I've seen very unexpected results doing this. In one case, I put the inner
loop in a separate function to enable swapping implementations and make it
simpler to time. Surprisingly, the overall program ran faster without any
other changes. Just pulling the inner loop into a function of its own sped
things up.

My best guess was that the compiler was willing to put more effort into
optimization on the smaller function. This contradicts common wisdom about
function call overhead, and it also shows another level of complexity in the
problem: Some compiler optimizations are exponential in their cost, so they
punt if you put too much of your code in one block or function.
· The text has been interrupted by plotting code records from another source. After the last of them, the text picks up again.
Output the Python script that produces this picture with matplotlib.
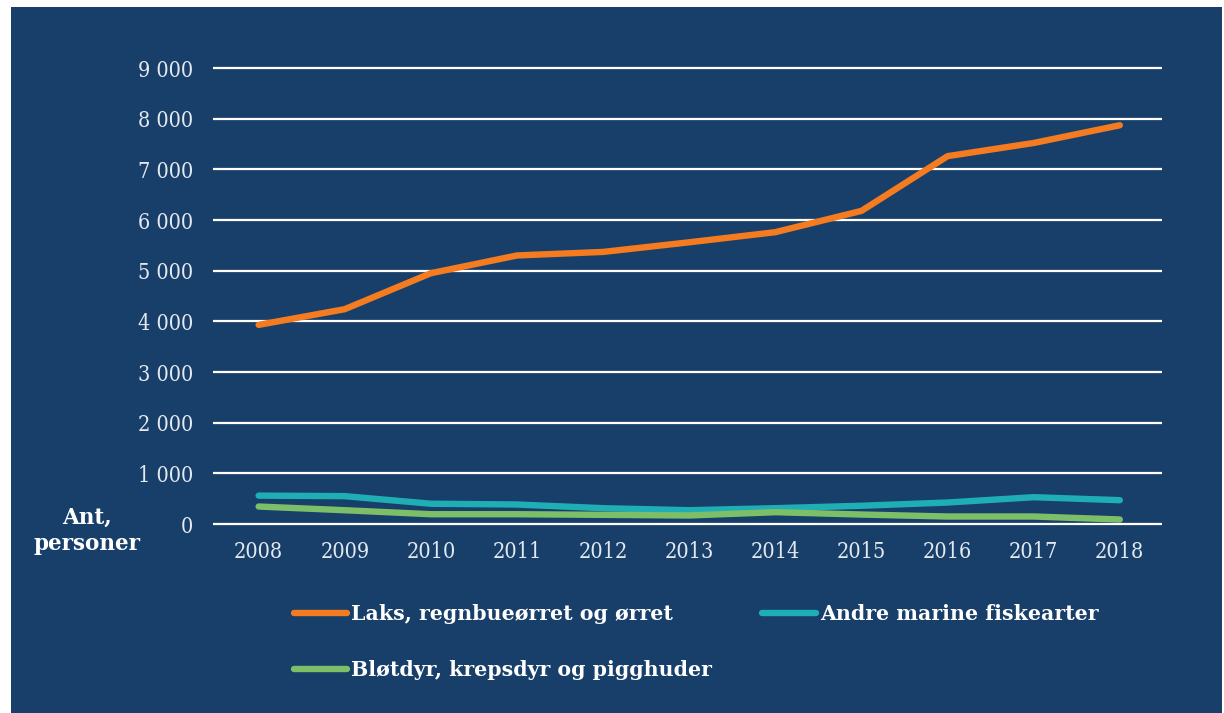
import matplotlib
matplotlib.use('Agg')
import matplotlib.pyplot as plt
from matplotlib.patches import Rectangle

# data
years = ['2008', '2009', '2010', '2011', '2012', '2013', '2014', '2015', '2016', '2017', '2018']
laks = [3930, 4240, 4950, 5300, 5370, 5560, 5760, 6180, 7260, 7520, 7870]
andre = [560, 550, 400, 385, 312, 272, 312, 360, 424, 529, 470]
blotdyr = [345, 272, 193, 193, 181, 168, 233, 187, 148, 148, 89]
yticks = [0, 1000, 2000, 3000, 4000, 5000, 6000, 7000, 8000, 9000]
ytick_labels = ['0', '1 000', '2 000', '3 000', '4 000', '5 000', '6 000', '7 000', '8 000', '9 000']

navy = '#173f6a'
light = '#e4e9f0'
serif = ['DejaVu Serif']

W, H = 1224, 713
fig = plt.figure(figsize=(W / 100, H / 100), dpi=100)
fig.patch.set_facecolor('white')
fig.patches.append(Rectangle((11 / W, 0), 1 - 13 / W, 1 - 7 / H, transform=fig.transFigure,
                             facecolor=navy, edgecolor='none', zorder=0))

# 9000 sits at y=68 px, 0 at y=524 px; small margin above and below so the gridlines are whole
ppu = (524 - 68) / 9000
ylo, yhi = -100, 9100
bottom_px = 524 + (0 - ylo) * ppu
top_px = 524 - yhi * ppu
ax = fig.add_axes([213 / W, 1 - bottom_px / H, (1162 - 213) / W, (bottom_px - top_px) / H])
ax.set_zorder(2)
ax.set_facecolor('none')
x = range(len(years))

ax.set_yticks(yticks)
ax.set_ylim(ylo, yhi)
ax.set_xlim(-0.53, 10.49)
ax.grid(axis='y', color='white', linewidth=1.6, zorder=1)
ax.set_axisbelow(True)
for s in ax.spines.values():
    s.set_visible(False)

l1, = ax.plot(x, laks, color='#f47b20', linewidth=4.6, solid_capstyle='round', label='Laks, regnbueørret og ørret', zorder=3, clip_on=False)
l2, = ax.plot(x, andre, color='#20aeb5', linewidth=4.6, solid_capstyle='round', label='Andre marine fiskearter', zorder=3, clip_on=False)
l3, = ax.plot(x, blotdyr, color='#7dbf68', linewidth=4.6, solid_capstyle='round', label='Bløtdyr, krepsdyr og pigghuder', zorder=4, clip_on=False)

ax.set_xticks(list(x))
ax.set_xticklabels(years)
ax.set_yticklabels(ytick_labels)
ax.tick_params(axis='both', length=0, colors=light, labelsize=15.5)
ax.tick_params(axis='y', pad=14.5)
ax.tick_params(axis='x', pad=8.5)
for lab in ax.get_xticklabels() + ax.get_yticklabels():
    lab.set_family(serif)
    lab.set_fontstretch('condensed')
    lab.set_fontweight('light')

fig.text(87 / W, 1 - 531 / H, 'Ant,\npersoner', ha='center', va='center', color='white',
         fontsize=15.5, fontweight='bold', family=serif, linespacing=1.25)

leg = fig.legend([l1, l3, l2], [l1.get_label(), l3.get_label(), l2.get_label()],
                 ncol=2, loc='upper left', bbox_to_anchor=(275 / W, 1 - 586 / H),
                 frameon=False, handlelength=2.6, handletextpad=0.2, columnspacing=2.45,
                 labelspacing=1.75, prop={'family': serif, 'weight': 'bold', 'size': 14.8})
for t in leg.get_texts():
    t.set_color('white')

fig.savefig('out.png', dpi=100)
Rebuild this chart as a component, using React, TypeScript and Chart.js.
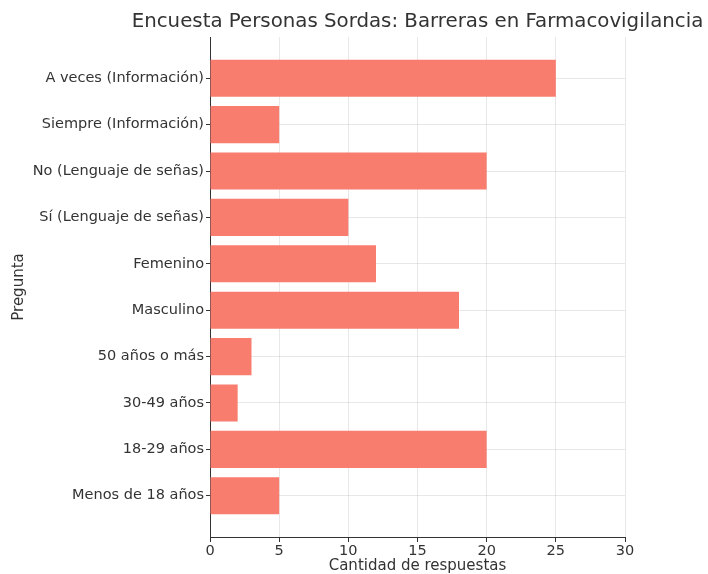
import React, { useEffect, useRef } from "react";
import { Chart, registerables } from "chart.js";

Chart.register(...registerables);

const TITLE = "Encuesta Personas Sordas: Barreras en Farmacovigilancia";
const CATEGORIES = [
  "A veces (Información)",
  "Siempre (Información)",
  "No (Lenguaje de señas)",
  "Sí (Lenguaje de señas)",
  "Femenino",
  "Masculino",
  "50 años o más",
  "30-49 años",
  "18-29 años",
  "Menos de 18 años",
];
const VALUES = [25, 5, 20, 10, 12, 18, 3, 2, 20, 5];
const X_TICKS = [0, 5, 10, 15, 20, 25, 30];
const X_LABEL = "Cantidad de respuestas";
const Y_LABEL = "Pregunta";

const FONT = '"DejaVu Sans", sans-serif';
const TEXT = "#333333";

const titlePlugin = {
  id: "centerTitle",
  afterDraw(chart: any) {
    const { ctx, chartArea } = chart;
    ctx.save();
    ctx.font = `19.8px ${FONT}`;
    ctx.fillStyle = TEXT;
    ctx.textAlign = "center";
    ctx.textBaseline = "middle";
    ctx.fillText(TITLE, (chartArea.left + chartArea.right) / 2, chartArea.top - 15);
    ctx.restore();
  },
};

export default function App() {
  const ref = useRef<HTMLCanvasElement | null>(null);
  useEffect(() => {
    if (!ref.current) return;
    const chart = new Chart(ref.current, {
      type: "bar",
      data: {
        datasets: [
          {
            data: VALUES.map((v, i) => ({ x: v, y: i })),
            backgroundColor: "#F87D6F",
            borderWidth: 0,
            categoryPercentage: 0.8,
            barPercentage: 1,
          },
        ],
      },
      plugins: [titlePlugin],
      options: {
        indexAxis: "y",
        animation: false,
        responsive: true,
        maintainAspectRatio: false,
        layout: { padding: { top: 37, left: 6, right: 83, bottom: 0 } },
        plugins: {
          legend: { display: false },
          title: { display: false },
          tooltip: { enabled: false },
        },
        scales: {
          x: {
            type: "linear",
            min: 0,
            max: 30,
            offset: false,
            afterBuildTicks: (axis: any) => {
              axis.ticks = X_TICKS.map((v) => ({ value: v }));
            },
            afterFit: (axis: any) => {
              axis.height = 37;
            },
            grid: {
              offset: false,
              color: "rgba(0,0,0,0.09)",
              tickColor: "#333",
              tickLength: 5,
            },
            border: { color: "#333", width: 1 },
            ticks: {
              padding: 1,
              color: TEXT,
              font: { family: FONT, size: 14.5 },
            },
            title: {
              display: true,
              text: X_LABEL,
              color: TEXT,
              font: { family: FONT, size: 15, lineHeight: 1.0 },
              padding: { top: 0, bottom: 0 },
            },
          },
          y: {
            type: "linear",
            reverse: true,
            offset: false,
            min: -0.89,
            max: CATEGORIES.length - 1 + 0.89,
            afterBuildTicks: (axis: any) => {
              axis.ticks = CATEGORIES.map((_, i) => ({ value: i }));
            },
            afterFit: (axis: any) => {
              axis.width = 204;
            },
            grid: {
              offset: false,
              color: "rgba(0,0,0,0.09)",
              tickColor: "#333",
              tickLength: 4,
            },
            border: { color: "#333", width: 1 },
            ticks: {
              padding: 2,
              color: TEXT,
              font: { family: FONT, size: 14.5 },
              callback: (v: any) => CATEGORIES[v as number] ?? "",
            },
            title: {
              display: true,
              text: Y_LABEL,
              color: TEXT,
              font: { family: FONT, size: 15 },
            },
          },
        },
      },
    });
    return () => chart.destroy();
  }, []);
  return (
    <div style={{ position: "absolute", left: 0, top: 0, width: 708, height: 574, background: "#fff" }}>
      <canvas ref={ref} />
    </div>
  );
}
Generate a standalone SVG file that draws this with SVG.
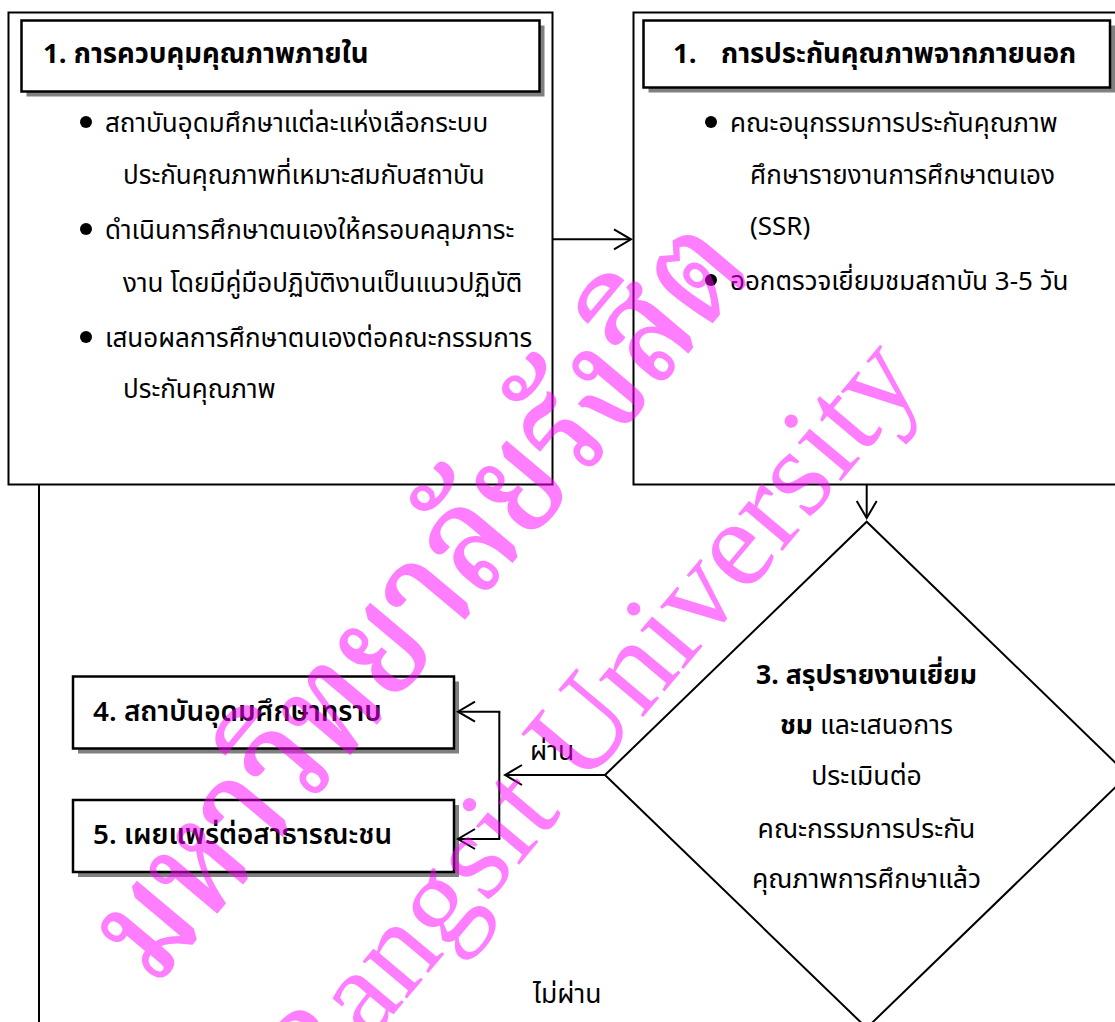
<svg xmlns="http://www.w3.org/2000/svg" width="1115" height="1022" viewBox="0 0 1115 1022">
  <style>
    .frame { fill: #ffffff; stroke: #000000; stroke-width: 2; }
    .box { fill: #ffffff; stroke: #000000; stroke-width: 2.5; }
    .shadow { fill: #808080; stroke: none; }
    .line { fill: none; stroke: #000000; stroke-width: 2; }
    .txt { font-family: "Noto Sans Thai", "Noto Sans", "DejaVu Sans", sans-serif; font-size: 26px; fill: #000000; }
    .dtxt { font-family: "Noto Sans Thai", "Noto Sans", "DejaVu Sans", sans-serif; font-size: 26.6px; fill: #000000; text-anchor: middle; }
    .title { font-family: "Noto Sans Thai", "Noto Sans", "DejaVu Sans", sans-serif; font-size: 27.5px; font-weight: bold; fill: #000000; }
    .step { font-family: "Noto Sans Thai", "Noto Sans", "DejaVu Sans", sans-serif; font-size: 27.8px; font-weight: 600; fill: #000000; }
    .lbl { font-family: "Noto Sans Thai", "Noto Sans", "DejaVu Sans", sans-serif; font-size: 26.5px; fill: #000000; }
    .b { font-weight: bold; }
    .wm { fill: #ff00ff; opacity: 0.5; }
  </style>
  <defs>
    <marker id="arrow" markerUnits="userSpaceOnUse" markerWidth="24" markerHeight="24" viewBox="-20 -12 24 24" refX="0" refY="0" orient="auto">
      <path d="M-17,-10 L0,0 L-17,10" fill="none" stroke="#000000" stroke-width="2"/>
    </marker>
  </defs>

  <rect width="1115" height="1022" fill="#ffffff"/>

  <!-- internal quality control -->
  <g id="internal">
    <rect class="frame" x="8.5" y="12.5" width="544" height="472"/>
    <rect class="shadow" x="26.5" y="25.5" width="518" height="71"/>
    <rect class="box" x="21.5" y="20.5" width="518" height="71"/>
    <text class="title" x="43" y="63">1. การควบคุมคุณภาพภายใน</text>
    <circle cx="86" cy="122" r="6"/>
    <text class="txt" x="105" y="132">สถาบันอุดมศึกษาแต่ละแห่งเลือกระบบ</text>
    <text class="txt" x="123" y="184">ประกันคุณภาพที่เหมาะสมกับสถาบัน</text>
    <circle cx="86" cy="229" r="6"/>
    <text class="txt" x="105" y="239">ดำเนินการศึกษาตนเองให้ครอบคลุมภาระ</text>
    <text class="txt" x="123" y="292">งาน โดยมีคู่มือปฏิบัติงานเป็นแนวปฏิบัติ</text>
    <circle cx="86" cy="337" r="6"/>
    <text class="txt" x="105" y="347">เสนอผลการศึกษาตนเองต่อคณะกรรมการ</text>
    <text class="txt" x="123" y="398">ประกันคุณภาพ</text>
  </g>

  <!-- external quality assurance -->
  <g id="external">
    <rect class="frame" x="633.5" y="12.5" width="500" height="472"/>
    <rect class="shadow" x="648.5" y="25.5" width="466.5" height="67"/>
    <rect class="box" x="643.5" y="20.5" width="466.5" height="67"/>
    <text class="title" x="673" y="63">1.</text>
    <text class="title" x="721" y="63">การประกันคุณภาพจากภายนอก</text>
    <circle cx="711" cy="122" r="6"/>
    <text class="txt" x="730" y="132">คณะอนุกรรมการประกันคุณภาพ</text>
    <text class="txt" x="750" y="184">ศึกษารายงานการศึกษาตนเอง</text>
    <text class="txt" x="750" y="235">(SSR)</text>
    <circle cx="711" cy="280" r="6"/>
    <text class="txt" x="730" y="290">ออกตรวจเยี่ยมชมสถาบัน 3-5 วัน</text>
  </g>

  <!-- visit summary decision -->
  <g id="decision">
    <polygon class="line" points="866.7,521.7 1128,775 866.7,1028 605,775"/>
    <text class="dtxt b" x="866.5" y="684">3. สรุปรายงานเยี่ยม</text>
    <text class="dtxt" x="866.5" y="734"><tspan class="b">ชม</tspan> และเสนอการ</text>
    <text class="dtxt" x="866.5" y="785">ประเมินต่อ</text>
    <text class="dtxt" x="866.5" y="838">คณะกรรมการประกัน</text>
    <text class="dtxt" x="866.5" y="888">คุณภาพการศึกษาแล้ว</text>
  </g>

  <g id="inform">
    <rect class="shadow" x="78" y="681.5" width="381" height="72"/>
    <rect class="box" x="73" y="676.5" width="381" height="72"/>
    <text class="step" x="93" y="721">4. สถาบันอุดมศึกษาทราบ</text>
  </g>

  <g id="publish">
    <rect class="shadow" x="78" y="805" width="381" height="72"/>
    <rect class="box" x="73" y="800" width="381" height="72"/>
    <text class="step" x="93" y="844">5. เผยแพร่ต่อสาธารณะชน</text>
  </g>

  <!-- connectors -->
  <g id="connectors">
    <line class="line" x1="552" y1="239.3" x2="631" y2="239.3" marker-end="url(#arrow)"/>
    <line class="line" x1="866.7" y1="484" x2="866.7" y2="518" marker-end="url(#arrow)"/>
    <line class="line" x1="605" y1="775" x2="505" y2="775" marker-end="url(#arrow)"/>
    <polyline class="line" points="499.3,711.7 499.3,839"/>
    <line class="line" x1="500.3" y1="711.7" x2="458" y2="711.7" marker-end="url(#arrow)"/>
    <line class="line" x1="500.3" y1="839" x2="458" y2="839" marker-end="url(#arrow)"/>
    <line class="line" x1="39" y1="484" x2="39" y2="1022"/>
    <text class="lbl" x="530" y="760">ผ่าน</text>
    <text class="lbl" x="533" y="1003">ไม่ผ่าน</text>
  </g>

  <!-- university watermark -->
  <g id="watermark" class="wm">
    <text transform="translate(155,988) rotate(-50)" font-family="'Noto Serif Thai', 'Noto Sans Thai', serif" font-size="150" font-weight="600" textLength="935" lengthAdjust="spacingAndGlyphs">มหาวิทยาลัยรังสิต</text>
    <text transform="translate(315,1108) rotate(-50)" font-family="'Liberation Serif', serif" font-size="126">Rangsit University</text>
  </g>
</svg>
Also note that I wasn't able to prove this is what happened. It's just my best
guess based on what I was able to see and infer.

------
rwmj
I had a fun accidental optimization last week: I needed to zero out a memory
buffer before calling a GnuTLS function to read in data (for security reasons
- we can't be sure that the callee will fill in the full buffer and don't want
to leak uninitialized memory back to the client). I wondered what the
performance penalty of this would be. In fact it made the code about 5-10%
faster. This is on the edge of being a measurable effect - could be random
variability in the test - but it certainly surprised me that it was not
slower.

The non-encrypted transport case had a similar change but there was no
measurable performance difference before and after.

I'd like to know what perf stats are available to show what's going on. (I
guess it's an L2 cache effect)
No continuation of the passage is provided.